§ **RECORDED DATA**
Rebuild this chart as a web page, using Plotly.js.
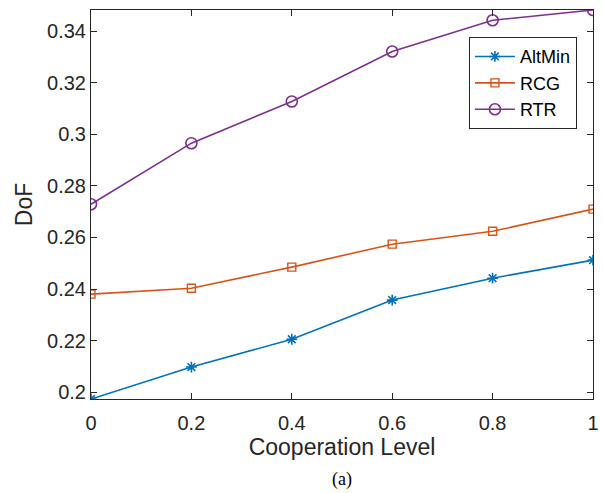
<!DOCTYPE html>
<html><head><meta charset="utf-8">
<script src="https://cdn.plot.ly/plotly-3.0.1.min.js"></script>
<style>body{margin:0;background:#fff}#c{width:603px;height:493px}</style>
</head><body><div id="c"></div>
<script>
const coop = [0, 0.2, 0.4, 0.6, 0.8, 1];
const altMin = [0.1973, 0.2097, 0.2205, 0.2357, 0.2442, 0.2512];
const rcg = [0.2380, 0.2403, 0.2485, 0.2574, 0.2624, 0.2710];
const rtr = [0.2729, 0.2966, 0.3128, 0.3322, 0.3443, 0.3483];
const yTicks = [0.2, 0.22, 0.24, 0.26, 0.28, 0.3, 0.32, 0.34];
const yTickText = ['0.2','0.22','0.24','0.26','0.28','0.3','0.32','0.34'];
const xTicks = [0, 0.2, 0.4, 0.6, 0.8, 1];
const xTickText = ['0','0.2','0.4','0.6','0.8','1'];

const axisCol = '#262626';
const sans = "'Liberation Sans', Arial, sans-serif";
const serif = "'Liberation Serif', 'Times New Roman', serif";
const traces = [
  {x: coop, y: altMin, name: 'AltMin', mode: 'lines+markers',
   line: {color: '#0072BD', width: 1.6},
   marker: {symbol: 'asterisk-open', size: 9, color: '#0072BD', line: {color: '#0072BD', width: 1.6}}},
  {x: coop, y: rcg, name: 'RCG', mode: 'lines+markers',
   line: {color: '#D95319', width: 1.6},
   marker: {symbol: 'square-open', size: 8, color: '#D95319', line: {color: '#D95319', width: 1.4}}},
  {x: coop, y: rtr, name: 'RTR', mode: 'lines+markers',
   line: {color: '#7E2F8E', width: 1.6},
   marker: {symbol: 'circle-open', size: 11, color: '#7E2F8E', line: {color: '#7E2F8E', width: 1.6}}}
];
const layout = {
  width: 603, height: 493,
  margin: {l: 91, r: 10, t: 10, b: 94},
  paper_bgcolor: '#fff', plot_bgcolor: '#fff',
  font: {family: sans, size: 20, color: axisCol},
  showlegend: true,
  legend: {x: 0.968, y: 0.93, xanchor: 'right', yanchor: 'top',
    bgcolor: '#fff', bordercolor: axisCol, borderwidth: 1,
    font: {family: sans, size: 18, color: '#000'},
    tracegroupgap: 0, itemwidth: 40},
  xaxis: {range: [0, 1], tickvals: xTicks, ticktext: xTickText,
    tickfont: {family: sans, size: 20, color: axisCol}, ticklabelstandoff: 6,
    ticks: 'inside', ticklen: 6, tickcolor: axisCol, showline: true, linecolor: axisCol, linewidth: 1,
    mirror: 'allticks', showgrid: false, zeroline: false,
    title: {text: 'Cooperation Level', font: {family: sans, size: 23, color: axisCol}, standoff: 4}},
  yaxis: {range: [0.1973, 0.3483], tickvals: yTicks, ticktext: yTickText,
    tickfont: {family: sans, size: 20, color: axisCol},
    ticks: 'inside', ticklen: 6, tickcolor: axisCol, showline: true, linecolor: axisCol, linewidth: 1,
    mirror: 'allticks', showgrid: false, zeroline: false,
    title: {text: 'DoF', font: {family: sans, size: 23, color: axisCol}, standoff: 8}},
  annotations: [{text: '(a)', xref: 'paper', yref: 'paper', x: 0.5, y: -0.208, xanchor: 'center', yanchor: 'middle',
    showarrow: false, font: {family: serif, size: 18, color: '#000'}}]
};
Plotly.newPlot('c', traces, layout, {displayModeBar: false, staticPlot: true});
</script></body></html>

§ **PROBLEM STATEMENT**
Set down again, exactly, the lines of the material above from its first line to the one with "const xTickText = ['0','0.2','0.4','0.6','0.8','1'];", inclusive. Leave the pictures out.

§ **COMPLETED TASK**
Rebuild this chart as a web page, using Plotly.js.
<!DOCTYPE html>
<html><head><meta charset="utf-8">
<script src="https://cdn.plot.ly/plotly-3.0.1.min.js"></script>
<style>body{margin:0;background:#fff}#c{width:603px;height:493px}</style>
</head><body><div id="c"></div>
<script>
const coop = [0, 0.2, 0.4, 0.6, 0.8, 1];
const altMin = [0.1973, 0.2097, 0.2205, 0.2357, 0.2442, 0.2512];
const rcg = [0.2380, 0.2403, 0.2485, 0.2574, 0.2624, 0.2710];
const rtr = [0.2729, 0.2966, 0.3128, 0.3322, 0.3443, 0.3483];
const yTicks = [0.2, 0.22, 0.24, 0.26, 0.28, 0.3, 0.32, 0.34];
const yTickText = ['0.2','0.22','0.24','0.26','0.28','0.3','0.32','0.34'];
const xTicks = [0, 0.2, 0.4, 0.6, 0.8, 1];
const xTickText = ['0','0.2','0.4','0.6','0.8','1'];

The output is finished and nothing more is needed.